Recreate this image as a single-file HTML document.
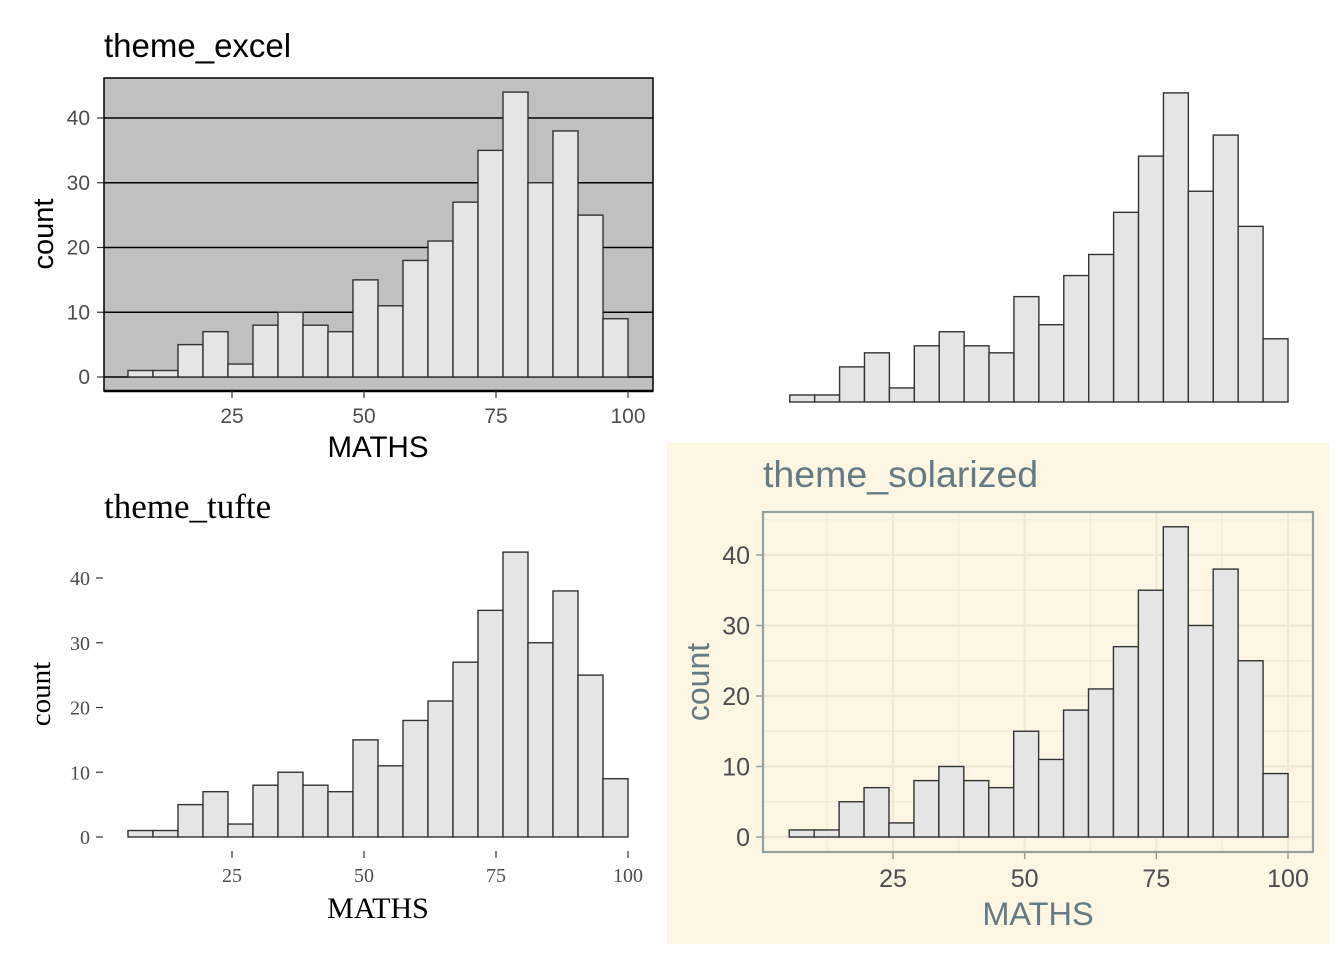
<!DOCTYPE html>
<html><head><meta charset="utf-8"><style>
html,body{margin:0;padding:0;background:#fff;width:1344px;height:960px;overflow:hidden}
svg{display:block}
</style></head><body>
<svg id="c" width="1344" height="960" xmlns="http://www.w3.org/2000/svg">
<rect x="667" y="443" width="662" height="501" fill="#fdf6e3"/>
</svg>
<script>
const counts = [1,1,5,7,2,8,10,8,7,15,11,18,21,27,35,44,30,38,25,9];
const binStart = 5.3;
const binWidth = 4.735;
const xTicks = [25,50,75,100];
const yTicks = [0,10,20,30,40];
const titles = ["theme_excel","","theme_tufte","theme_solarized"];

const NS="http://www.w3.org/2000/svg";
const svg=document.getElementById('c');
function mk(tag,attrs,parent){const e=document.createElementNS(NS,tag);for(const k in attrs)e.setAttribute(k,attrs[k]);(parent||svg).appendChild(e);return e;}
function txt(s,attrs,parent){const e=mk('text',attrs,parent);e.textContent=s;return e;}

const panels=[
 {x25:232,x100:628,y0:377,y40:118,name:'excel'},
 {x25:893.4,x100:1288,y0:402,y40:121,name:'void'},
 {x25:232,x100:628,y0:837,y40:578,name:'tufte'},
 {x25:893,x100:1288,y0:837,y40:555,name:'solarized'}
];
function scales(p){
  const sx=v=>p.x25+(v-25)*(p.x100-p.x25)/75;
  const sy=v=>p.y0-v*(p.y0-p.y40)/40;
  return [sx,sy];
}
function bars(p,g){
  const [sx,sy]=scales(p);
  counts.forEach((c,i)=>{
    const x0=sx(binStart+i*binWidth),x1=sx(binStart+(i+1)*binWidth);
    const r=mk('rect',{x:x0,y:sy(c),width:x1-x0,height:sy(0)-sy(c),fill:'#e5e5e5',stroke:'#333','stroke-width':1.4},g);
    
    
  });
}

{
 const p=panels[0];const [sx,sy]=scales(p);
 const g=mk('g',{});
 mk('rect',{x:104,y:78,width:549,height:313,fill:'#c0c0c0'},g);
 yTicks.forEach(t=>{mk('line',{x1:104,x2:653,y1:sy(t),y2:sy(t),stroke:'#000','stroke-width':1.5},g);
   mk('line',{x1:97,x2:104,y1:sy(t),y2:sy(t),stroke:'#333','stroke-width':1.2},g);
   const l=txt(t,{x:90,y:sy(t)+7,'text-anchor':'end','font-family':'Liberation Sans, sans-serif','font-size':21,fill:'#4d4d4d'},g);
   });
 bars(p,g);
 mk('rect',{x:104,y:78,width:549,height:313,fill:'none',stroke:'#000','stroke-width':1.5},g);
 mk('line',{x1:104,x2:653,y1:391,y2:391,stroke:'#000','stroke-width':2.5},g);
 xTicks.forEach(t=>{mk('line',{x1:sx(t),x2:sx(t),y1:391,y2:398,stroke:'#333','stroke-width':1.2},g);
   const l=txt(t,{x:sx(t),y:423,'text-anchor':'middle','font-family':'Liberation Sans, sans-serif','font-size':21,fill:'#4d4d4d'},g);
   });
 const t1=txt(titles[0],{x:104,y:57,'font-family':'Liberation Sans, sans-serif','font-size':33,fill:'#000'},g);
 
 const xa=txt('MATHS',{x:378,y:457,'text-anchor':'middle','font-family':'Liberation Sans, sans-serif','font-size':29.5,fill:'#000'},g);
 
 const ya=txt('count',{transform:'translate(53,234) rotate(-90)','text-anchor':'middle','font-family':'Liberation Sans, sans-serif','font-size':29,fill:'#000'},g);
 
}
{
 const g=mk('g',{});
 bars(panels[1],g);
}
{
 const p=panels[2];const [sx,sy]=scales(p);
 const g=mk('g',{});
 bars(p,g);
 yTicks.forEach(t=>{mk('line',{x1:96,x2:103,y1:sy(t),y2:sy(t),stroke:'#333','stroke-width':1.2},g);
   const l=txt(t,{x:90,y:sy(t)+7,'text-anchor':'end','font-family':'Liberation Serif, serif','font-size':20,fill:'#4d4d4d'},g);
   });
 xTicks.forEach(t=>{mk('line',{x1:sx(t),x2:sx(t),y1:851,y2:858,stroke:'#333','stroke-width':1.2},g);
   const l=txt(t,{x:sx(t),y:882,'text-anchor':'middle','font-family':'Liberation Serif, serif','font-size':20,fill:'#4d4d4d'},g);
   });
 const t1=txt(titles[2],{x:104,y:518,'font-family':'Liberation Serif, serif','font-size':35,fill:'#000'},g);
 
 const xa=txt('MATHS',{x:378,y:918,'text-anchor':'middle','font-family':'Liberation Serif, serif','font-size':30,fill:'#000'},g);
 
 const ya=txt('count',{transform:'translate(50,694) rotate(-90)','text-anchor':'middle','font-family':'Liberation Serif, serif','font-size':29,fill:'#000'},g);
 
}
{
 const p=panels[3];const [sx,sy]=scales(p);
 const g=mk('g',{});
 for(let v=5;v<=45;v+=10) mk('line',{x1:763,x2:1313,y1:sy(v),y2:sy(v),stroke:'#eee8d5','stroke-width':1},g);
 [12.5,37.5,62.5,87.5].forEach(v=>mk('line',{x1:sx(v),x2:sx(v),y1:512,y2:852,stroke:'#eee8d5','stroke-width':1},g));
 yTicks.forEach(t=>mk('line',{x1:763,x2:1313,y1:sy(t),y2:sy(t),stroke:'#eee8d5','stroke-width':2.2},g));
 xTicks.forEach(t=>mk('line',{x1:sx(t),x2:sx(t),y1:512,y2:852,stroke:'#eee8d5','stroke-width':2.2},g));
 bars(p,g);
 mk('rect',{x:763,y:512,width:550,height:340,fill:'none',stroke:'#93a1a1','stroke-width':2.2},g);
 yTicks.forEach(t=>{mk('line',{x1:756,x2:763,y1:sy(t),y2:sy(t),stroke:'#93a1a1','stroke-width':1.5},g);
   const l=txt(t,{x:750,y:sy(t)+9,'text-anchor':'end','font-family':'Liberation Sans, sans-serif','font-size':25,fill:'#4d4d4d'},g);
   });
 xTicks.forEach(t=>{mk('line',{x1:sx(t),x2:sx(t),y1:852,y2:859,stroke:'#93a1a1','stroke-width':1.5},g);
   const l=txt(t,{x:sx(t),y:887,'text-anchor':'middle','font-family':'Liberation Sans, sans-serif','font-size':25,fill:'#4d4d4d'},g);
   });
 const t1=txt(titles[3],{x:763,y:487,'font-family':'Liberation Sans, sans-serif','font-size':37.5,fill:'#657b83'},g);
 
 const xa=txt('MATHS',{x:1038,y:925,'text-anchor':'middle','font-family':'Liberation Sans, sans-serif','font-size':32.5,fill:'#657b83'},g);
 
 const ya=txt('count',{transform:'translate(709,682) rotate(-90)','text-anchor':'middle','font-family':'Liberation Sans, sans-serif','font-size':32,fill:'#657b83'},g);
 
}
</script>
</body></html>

..........

* THE EXERCISE: Leave out the pictures and print every line of the data exactly.

* COMPLETED TASK:
Recreate this image as a single-file HTML document.
<!DOCTYPE html>
<html><head><meta charset="utf-8"><style>
html,body{margin:0;padding:0;background:#fff;width:1344px;height:960px;overflow:hidden}
svg{display:block}
</style></head><body>
<svg id="c" width="1344" height="960" xmlns="http://www.w3.org/2000/svg">
<rect x="667" y="443" width="662" height="501" fill="#fdf6e3"/>
</svg>
<script>
const counts = [1,1,5,7,2,8,10,8,7,15,11,18,21,27,35,44,30,38,25,9];
const binStart = 5.3;
const binWidth = 4.735;
const xTicks = [25,50,75,100];
const yTicks = [0,10,20,30,40];
const titles = ["theme_excel","","theme_tufte","theme_solarized"];

const NS="http://www.w3.org/2000/svg";
const svg=document.getElementById('c');
function mk(tag,attrs,parent){const e=document.createElementNS(NS,tag);for(const k in attrs)e.setAttribute(k,attrs[k]);(parent||svg).appendChild(e);return e;}
function txt(s,attrs,parent){const e=mk('text',attrs,parent);e.textContent=s;return e;}

const panels=[
 {x25:232,x100:628,y0:377,y40:118,name:'excel'},
 {x25:893.4,x100:1288,y0:402,y40:121,name:'void'},
 {x25:232,x100:628,y0:837,y40:578,name:'tufte'},
 {x25:893,x100:1288,y0:837,y40:555,name:'solarized'}
];
function scales(p){
  const sx=v=>p.x25+(v-25)*(p.x100-p.x25)/75;
  const sy=v=>p.y0-v*(p.y0-p.y40)/40;
  return [sx,sy];
}
function bars(p,g){
  const [sx,sy]=scales(p);
  counts.forEach((c,i)=>{
    const x0=sx(binStart+i*binWidth),x1=sx(binStart+(i+1)*binWidth);
    const r=mk('rect',{x:x0,y:sy(c),width:x1-x0,height:sy(0)-sy(c),fill:'#e5e5e5',stroke:'#333','stroke-width':1.4},g);
    
    
  });
}

{
 const p=panels[0];const [sx,sy]=scales(p);
 const g=mk('g',{});
 mk('rect',{x:104,y:78,width:549,height:313,fill:'#c0c0c0'},g);
 yTicks.forEach(t=>{mk('line',{x1:104,x2:653,y1:sy(t),y2:sy(t),stroke:'#000','stroke-width':1.5},g);
   mk('line',{x1:97,x2:104,y1:sy(t),y2:sy(t),stroke:'#333','stroke-width':1.2},g);
   const l=txt(t,{x:90,y:sy(t)+7,'text-anchor':'end','font-family':'Liberation Sans, sans-serif','font-size':21,fill:'#4d4d4d'},g);
   });
 bars(p,g);
 mk('rect',{x:104,y:78,width:549,height:313,fill:'none',stroke:'#000','stroke-width':1.5},g);
 mk('line',{x1:104,x2:653,y1:391,y2:391,stroke:'#000','stroke-width':2.5},g);
 xTicks.forEach(t=>{mk('line',{x1:sx(t),x2:sx(t),y1:391,y2:398,stroke:'#333','stroke-width':1.2},g);
   const l=txt(t,{x:sx(t),y:423,'text-anchor':'middle','font-family':'Liberation Sans, sans-serif','font-size':21,fill:'#4d4d4d'},g);
   });
 const t1=txt(titles[0],{x:104,y:57,'font-family':'Liberation Sans, sans-serif','font-size':33,fill:'#000'},g);
 
 const xa=txt('MATHS',{x:378,y:457,'text-anchor':'middle','font-family':'Liberation Sans, sans-serif','font-size':29.5,fill:'#000'},g);
 
 const ya=txt('count',{transform:'translate(53,234) rotate(-90)','text-anchor':'middle','font-family':'Liberation Sans, sans-serif','font-size':29,fill:'#000'},g);
 
}
{
 const g=mk('g',{});
 bars(panels[1],g);
}
{
 const p=panels[2];const [sx,sy]=scales(p);
 const g=mk('g',{});
 bars(p,g);
 yTicks.forEach(t=>{mk('line',{x1:96,x2:103,y1:sy(t),y2:sy(t),stroke:'#333','stroke-width':1.2},g);
   const l=txt(t,{x:90,y:sy(t)+7,'text-anchor':'end','font-family':'Liberation Serif, serif','font-size':20,fill:'#4d4d4d'},g);
   });
 xTicks.forEach(t=>{mk('line',{x1:sx(t),x2:sx(t),y1:851,y2:858,stroke:'#333','stroke-width':1.2},g);
   const l=txt(t,{x:sx(t),y:882,'text-anchor':'middle','font-family':'Liberation Serif, serif','font-size':20,fill:'#4d4d4d'},g);
   });
 const t1=txt(titles[2],{x:104,y:518,'font-family':'Liberation Serif, serif','font-size':35,fill:'#000'},g);
 
 const xa=txt('MATHS',{x:378,y:918,'text-anchor':'middle','font-family':'Liberation Serif, serif','font-size':30,fill:'#000'},g);
 
 const ya=txt('count',{transform:'translate(50,694) rotate(-90)','text-anchor':'middle','font-family':'Liberation Serif, serif','font-size':29,fill:'#000'},g);
 
}
{
 const p=panels[3];const [sx,sy]=scales(p);
 const g=mk('g',{});
 for(let v=5;v<=45;v+=10) mk('line',{x1:763,x2:1313,y1:sy(v),y2:sy(v),stroke:'#eee8d5','stroke-width':1},g);
 [12.5,37.5,62.5,87.5].forEach(v=>mk('line',{x1:sx(v),x2:sx(v),y1:512,y2:852,stroke:'#eee8d5','stroke-width':1},g));
 yTicks.forEach(t=>mk('line',{x1:763,x2:1313,y1:sy(t),y2:sy(t),stroke:'#eee8d5','stroke-width':2.2},g));
 xTicks.forEach(t=>mk('line',{x1:sx(t),x2:sx(t),y1:512,y2:852,stroke:'#eee8d5','stroke-width':2.2},g));
 bars(p,g);
 mk('rect',{x:763,y:512,width:550,height:340,fill:'none',stroke:'#93a1a1','stroke-width':2.2},g);
 yTicks.forEach(t=>{mk('line',{x1:756,x2:763,y1:sy(t),y2:sy(t),stroke:'#93a1a1','stroke-width':1.5},g);
   const l=txt(t,{x:750,y:sy(t)+9,'text-anchor':'end','font-family':'Liberation Sans, sans-serif','font-size':25,fill:'#4d4d4d'},g);
   });
 xTicks.forEach(t=>{mk('line',{x1:sx(t),x2:sx(t),y1:852,y2:859,stroke:'#93a1a1','stroke-width':1.5},g);
   const l=txt(t,{x:sx(t),y:887,'text-anchor':'middle','font-family':'Liberation Sans, sans-serif','font-size':25,fill:'#4d4d4d'},g);
   });
 const t1=txt(titles[3],{x:763,y:487,'font-family':'Liberation Sans, sans-serif','font-size':37.5,fill:'#657b83'},g);
 
 const xa=txt('MATHS',{x:1038,y:925,'text-anchor':'middle','font-family':'Liberation Sans, sans-serif','font-size':32.5,fill:'#657b83'},g);
 
 const ya=txt('count',{transform:'translate(709,682) rotate(-90)','text-anchor':'middle','font-family':'Liberation Sans, sans-serif','font-size':32,fill:'#657b83'},g);
 
}
</script>
</body></html>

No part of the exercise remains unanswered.